5.3 Data Flash Initialization
After a reset the volatile memory, MapRAM, has to be recovered in order to be able to perform the address
translation for data flash accesses. The content of the MapRAM is being recovered out of the MapBlock, control
information stored along with each data flash page. If during the initialization of the MapRAM an error
occurred, i.e. a MapBlock of a data flash page contains ECC failures or if two pages are pointing to the same
MapRAM entry (double mapping) then a repair function is called, the Service Algorithm (SA).
The Service Algorithm (SA) is executed only during startup, by the MapRAM initialization function and only if
failures occurred during the MapRAM initialization. The Service Algorithm scans the entire data flash sector
and tries to repair as much as possible faulty pages, pages with ECC failures in the MapBlock. The SA further
scans for double mappings, pages which point to the same MapRAM entry.
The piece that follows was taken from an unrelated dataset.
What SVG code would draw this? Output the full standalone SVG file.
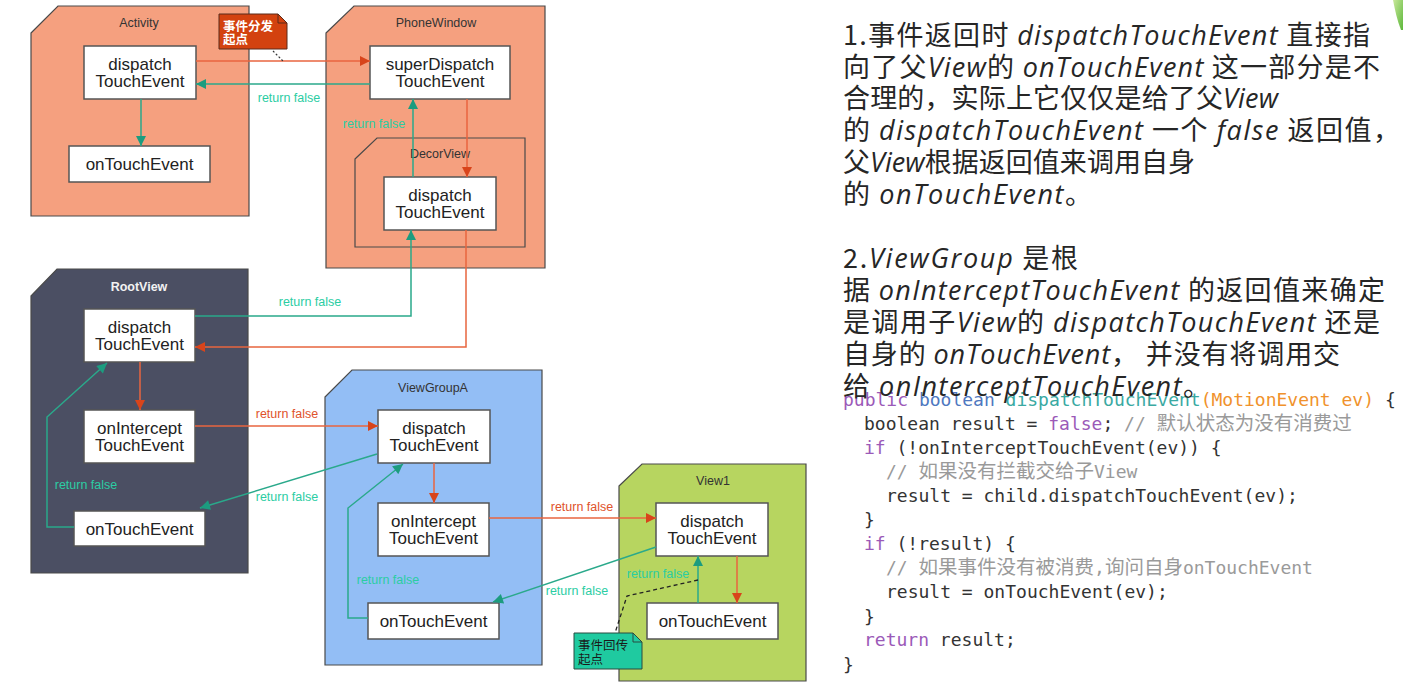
<svg xmlns="http://www.w3.org/2000/svg" width="1403" height="688" viewBox="0 0 1403 688">
<style>
.cont{stroke:#4a4a4a;stroke-width:1.2}
.salmon{fill:#f5a07f}
.slate{fill:#4b4f63}
.blue{fill:#93bef5}
.lime{fill:#b7d560}
.box{fill:#ffffff;stroke:#555555;stroke-width:1.5}
.lbl{font-family:"Liberation Sans",Arial,sans-serif;font-size:17px;fill:#222;text-anchor:middle}
.title{font-family:"Liberation Sans",Arial,sans-serif;font-size:12.5px;fill:#333;text-anchor:middle}
.rf{font-family:"Liberation Sans",Arial,sans-serif;font-size:12.5px;text-anchor:middle}
.rfg{fill:#2bcda3}
.rfr{fill:#e0532b}
.red{stroke:#e8653f;stroke-width:1.5;fill:none;marker-end:url(#ar)}
.grn{stroke:#2aa98b;stroke-width:1.5;fill:none;marker-end:url(#ag)}
.note{font-family:"Noto Sans CJK SC","Liberation Sans",sans-serif;font-size:12.5px}
.para{font-family:"Noto Sans CJK SC","Liberation Sans",sans-serif;font-size:27px;fill:#262626}
.lat{font-family:"Open Sans","DejaVu Sans",sans-serif;font-style:italic}
.code{font-family:"DejaVu Sans Mono","Liberation Mono","Noto Sans CJK SC",monospace;font-size:18px;fill:#333;white-space:pre}
.cj{font-family:"Noto Sans CJK SC",sans-serif;font-size:19.5px}
.kw{fill:#9b5ab8}
.ty{fill:#4f78c0}
.fn{fill:#3aa9a2}
.or{fill:#f0922c}
.cm{fill:#9a9a9a}
</style>
<defs>
<marker id="ar" viewBox="0 0 10 10" refX="10" refY="5" markerWidth="11" markerHeight="10" markerUnits="userSpaceOnUse" orient="auto"><path d="M0,0 L10,5 L0,10 z" fill="#d8441b"/></marker>
<marker id="ag" viewBox="0 0 10 10" refX="10" refY="5" markerWidth="11" markerHeight="10" markerUnits="userSpaceOnUse" orient="auto"><path d="M0,0 L10,5 L0,10 z" fill="#1c9c7f"/></marker>
<linearGradient id="leaf" x1="0" y1="0" x2="1" y2="1"><stop offset="0" stop-color="#c9e89a"/><stop offset="1" stop-color="#5db83b"/></linearGradient>
</defs>

<path d="M1393,0 C1395,10 1397,20 1401,30 L1403,30 L1403,0 Z" fill="url(#leaf)"/>

<g id="activity">
<path class="cont salmon" d="M31,33 L58,6 L249,6 L249,216 L31,216 Z"/>
<text class="title" x="139" y="26.5">Activity</text>
</g>
<g id="activity-dispatch">
<rect class="box" x="84" y="46" width="112" height="53"/>
<text class="lbl" x="140" y="70">dispatch</text><text class="lbl" x="140" y="87">TouchEvent</text>
</g>
<g id="activity-ontouch">
<rect class="box" x="69" y="146" width="141" height="36"/>
<text class="lbl" x="139.5" y="170">onTouchEvent</text>
</g>

<g id="phonewindow">
<path class="cont salmon" d="M326,33 L354,6 L545,6 L545,268 L326,268 Z"/>
<text class="title" x="436" y="26.5">PhoneWindow</text>
</g>
<g id="pw-superdispatch">
<rect class="box" x="370" y="46" width="140" height="53"/>
<text class="lbl" x="440" y="70">superDispatch</text><text class="lbl" x="440" y="87">TouchEvent</text>
</g>
<g id="decorview">
<path class="cont salmon" d="M355,159 L377,138 L525,138 L525,247 L355,247 Z"/>
<text class="title" x="440" y="157.5">DecorView</text>
</g>
<g id="decor-dispatch">
<rect class="box" x="384" y="177" width="112" height="53"/>
<text class="lbl" x="440" y="201">dispatch</text><text class="lbl" x="440" y="218">TouchEvent</text>
</g>

<g id="rootview">
<path class="cont slate" d="M31,296 L57,269 L248,269 L248,573 L31,573 Z"/>
<text class="title" x="139" y="290.5" style="fill:#f2f2f2;font-weight:bold">RootView</text>
</g>
<g id="rv-dispatch">
<rect class="box" x="84" y="309" width="111" height="53"/>
<text class="lbl" x="139.5" y="333">dispatch</text><text class="lbl" x="139.5" y="350">TouchEvent</text>
</g>
<g id="rv-intercept">
<rect class="box" x="84" y="410" width="111" height="53"/>
<text class="lbl" x="139.5" y="434">onIntercept</text><text class="lbl" x="139.5" y="451">TouchEvent</text>
</g>
<g id="rv-ontouch">
<rect class="box" x="74" y="511" width="131" height="35"/>
<text class="lbl" x="139.5" y="535">onTouchEvent</text>
</g>

<g id="viewgroupa">
<path class="cont blue" d="M325,397 L352,370 L542,370 L542,665 L325,665 Z"/>
<text class="title" x="433" y="391.5">ViewGroupA</text>
</g>
<g id="vga-dispatch">
<rect class="box" x="378" y="410" width="112" height="53"/>
<text class="lbl" x="434" y="434">dispatch</text><text class="lbl" x="434" y="451">TouchEvent</text>
</g>
<g id="vga-intercept">
<rect class="box" x="378" y="503" width="111" height="53"/>
<text class="lbl" x="433.5" y="527">onIntercept</text><text class="lbl" x="433.5" y="544">TouchEvent</text>
</g>
<g id="vga-ontouch">
<rect class="box" x="368" y="603" width="131" height="36"/>
<text class="lbl" x="433.5" y="627">onTouchEvent</text>
</g>

<g id="view1">
<path class="cont lime" d="M619,486 L642,464 L806,464 L806,681 L619,681 Z"/>
<text class="title" x="713" y="484.5">View1</text>
</g>
<g id="v1-dispatch">
<rect class="box" x="656" y="503" width="112" height="53"/>
<text class="lbl" x="712" y="527">dispatch</text><text class="lbl" x="712" y="544">TouchEvent</text>
</g>
<g id="v1-ontouch">
<rect class="box" x="647" y="603" width="131" height="36"/>
<text class="lbl" x="712.5" y="627">onTouchEvent</text>
</g>

<g id="connectors">
<path class="grn" d="M141,99 L141,146"/>
<path class="red" d="M196,61 L370,61"/>
<path class="grn" d="M370,84 L196,84"/>
<text class="rf rfg" x="289" y="101.5">return false</text>
<path class="red" d="M467,99 L467,177"/>
<path class="grn" d="M413,177 L413,99"/>
<text class="rf rfg" x="374" y="127.5">return false</text>
<path class="grn" d="M195,316 L411,316 L411,230"/>
<text class="rf rfg" x="310" y="305.5">return false</text>
<path class="red" d="M466,230 L466,347 L195,347"/>
<path class="red" d="M140,362 L140,410"/>
<path class="red" d="M195,426 L378,426"/>
<text class="rf rfr" x="287" y="417.5">return false</text>
<path class="grn" d="M377,454 L200,508"/>
<text class="rf rfg" x="287" y="500.5">return false</text>
<path class="grn" d="M74,527 L47,527 L47,417 L107,363"/>
<text class="rf rfg" x="86" y="488.5">return false</text>
<path class="red" d="M434,463 L434,503"/>
<path class="red" d="M489,518 L656,518"/>
<text class="rf rfr" x="582" y="510.5">return false</text>
<path class="grn" d="M656,547 L493,602"/>
<text class="rf rfg" x="577" y="594.5">return false</text>
<path class="grn" d="M368,618 L348,618 L348,508 L403,464"/>
<text class="rf rfg" x="388" y="583.5">return false</text>
<path class="red" d="M737,556 L737,603"/>
<path class="grn" d="M698,603 L698,556"/>
<text class="rf rfg" x="658" y="577.5">return false</text>
<path d="M698,580 L627,596 L615,633" fill="none" stroke="#222" stroke-width="1.3" stroke-dasharray="4,3"/>
<path d="M273,51 L283,61" fill="none" stroke="#333" stroke-width="1.2" stroke-dasharray="2,2"/>
</g>

<g id="note-start">
<path d="M219,14 L278,14 L287,23 L287,49 L219,49 Z" fill="#d3420f" stroke="#5a2a1a" stroke-width="1"/>
<path d="M278,14 L278,23 L287,23" fill="none" stroke="#5a2a1a" stroke-width="1"/>
<text class="note" x="223" y="31" fill="#ffffff" font-weight="bold">事件分发</text>
<text class="note" x="223" y="44" fill="#ffffff" font-weight="bold">起点</text>
</g>
<g id="note-return">
<path d="M574,633 L633,633 L642,642 L642,669 L574,669 Z" fill="#1fcaa0" stroke="#2a4a40" stroke-width="1"/>
<path d="M633,633 L633,642 L642,642" fill="none" stroke="#2a4a40" stroke-width="1"/>
<text class="note" x="578" y="650" fill="#1a1a1a">事件回传</text>
<text class="note" x="578" y="664" fill="#1a1a1a">起点</text>
</g>

<g id="code">
<text class="code" x="843" y="406"><tspan class="kw">public</tspan> <tspan class="ty">boolean</tspan> <tspan class="fn">dispatchTouchEvent</tspan><tspan class="or">(MotionEvent ev)</tspan> {</text>
<text class="code" x="864" y="430">boolean result = <tspan class="kw">false</tspan>; <tspan class="cm">// <tspan class="cj">默认状态为没有消费过</tspan></tspan></text>
<text class="code" x="864" y="454"><tspan class="kw">if</tspan> (!onInterceptTouchEvent(ev)) {</text>
<text class="code" x="886" y="478"><tspan class="cm">// <tspan class="cj">如果没有拦截交给子</tspan>View</tspan></text>
<text class="code" x="886" y="502">result = child.dispatchTouchEvent(ev);</text>
<text class="code" x="864" y="526">}</text>
<text class="code" x="864" y="550"><tspan class="kw">if</tspan> (!result) {</text>
<text class="code" x="886" y="574"><tspan class="cm">// <tspan class="cj">如果事件没有被消费</tspan>,<tspan class="cj">询问自身</tspan>onTouchEvent</tspan></text>
<text class="code" x="886" y="598">result = onTouchEvent(ev);</text>
<text class="code" x="864" y="623">}</text>
<text class="code" x="864" y="646"><tspan class="kw">return</tspan> result;</text>
<text class="code" x="843" y="671">}</text>
</g>

<g id="notes-text">
<text class="para" x="843" y="45" textLength="527" lengthAdjust="spacing">1.事件返回时 <tspan class="lat">dispatchTouchEvent</tspan> 直接指</text>
<text class="para" x="843" y="77" textLength="537" lengthAdjust="spacing">向了父<tspan class="lat">View</tspan>的 <tspan class="lat">onTouchEvent</tspan> 这一部分是不</text>
<text class="para" x="843" y="108" textLength="435" lengthAdjust="spacing">合理的，实际上它仅仅是给了父<tspan class="lat">View</tspan></text>
<text class="para" x="843" y="140" textLength="557" lengthAdjust="spacing">的 <tspan class="lat">dispatchTouchEvent</tspan> 一个 <tspan class="lat">false</tspan> 返回值，</text>
<text class="para" x="843" y="172" textLength="352" lengthAdjust="spacing">父<tspan class="lat">View</tspan>根据返回值来调用自身</text>
<text class="para" x="843" y="204" textLength="249" lengthAdjust="spacing">的 <tspan class="lat">onTouchEvent</tspan>。</text>
<text class="para" x="843" y="268" textLength="235" lengthAdjust="spacing">2.<tspan class="lat">ViewGroup</tspan> 是根</text>
<text class="para" x="843" y="300" textLength="542" lengthAdjust="spacing">据 <tspan class="lat">onInterceptTouchEvent</tspan> 的返回值来确定</text>
<text class="para" x="843" y="332" textLength="537" lengthAdjust="spacing">是调用子<tspan class="lat">View</tspan>的 <tspan class="lat">dispatchTouchEvent</tspan> 还是</text>
<text class="para" x="843" y="364" textLength="497" lengthAdjust="spacing">自身的 <tspan class="lat">onTouchEvent</tspan>， 并没有将调用交</text>
<text class="para" x="843" y="396" textLength="367" lengthAdjust="spacing">给 <tspan class="lat">onInterceptTouchEvent</tspan>。</text>
</g>
</svg>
Up to one double mapping can be
resolved by deleting one of the two pages. If more than one double mapping is existent the SA is not able to
repair.
The result of the Service Algorithm is being reflected in the register MEMSTAT. The user shall read this register
upon user code entry and in case unrecoverable failures in the data flash are signaled appropriate data flash
recovery has to be performed by the user, such as erase of the entire data flash sector. It is not recommended
to perform any write/erase action to the data flash if the mapping integrity is not given, the status of the
mapping integrity is stored inside MEMSTAT and shall be evaluated by the user upon user code entry.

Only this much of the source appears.